Without wishing in any way to be prejudiced by its adoption, we have taken every letter, word and phrase in the text of the framework agreement which gives us the right to uphold the human rights of individuals – these are stated and acknowledged by the framework decision – to ensure they have a concrete and real defence. We have not, as we could perhaps have done, vested in the Minister of the day, for example, the right to interfere with a warrant on foot of these grounds but given this role to the courts. We have stated these issues "must", as opposed to "may", be taken into account by the courts which "must", as opposed to "may", refuse to extradite if they find that any of the dangers outlined are present in a particular case. We could not have gone further.
Deputy Ó Snodaigh may have a rooted objection to the principle of the legislation in the first place but he should at least acknowledge that Part 3, particularly section 37 to which I referred, goes as far as any member state of the European Union, and further than most, in protecting the freedoms and rights of people in respect of whom arrest warrants are issued.
The Deputy suggested the legislation was the slippery slope to the creation of a European superstate and that this particular measure was part of an inexorable process of integration leading towards some form of European superstate with a uniform criminal law. I repeat my comment on Committee Stage last night that two broad strategies were open to member states at the Tampere Council meeting, one of which was to develop an area of freedom, security and justice on the basis of uniformity and approximation, whereas the other was to adopt a wholly different approach, namely, to create the area of freedom, security and justice on the basis of mutual recognition of systems, while at the same time preserving to the greatest possible extent the autonomy of member states to determine their own criminal law and criminal law procedure. The latter, the line taken by the Government, prevailed.
The legislation is the exemplification of this approach because it operates on the basis that member states respect and recognise each other's decisions and orders and co-operate among themselves, while at the same time retaining the right to determine their own criminal law and criminal law procedure. It was also the position taken by the Government in respect of justice and home affairs matters at the recent Intergovernmental Council meeting.

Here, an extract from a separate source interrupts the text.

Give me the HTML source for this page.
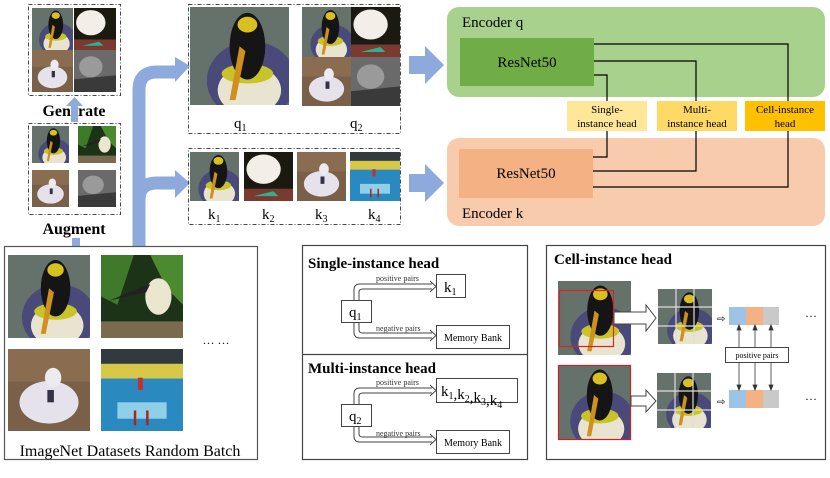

I reject, therefore, the suggestion that this is the slippery slope or carries with it the implication that Ireland is somehow submitting to anaesthesia in order that it can slip quietly into some form of European superstate with a single criminal law. Nothing could be further from the truth. Having regard to the provisions of section 37 when they come into effect, no state in the European Union will have a higher degree of real and substantial protection for those who seek the protection of its courts.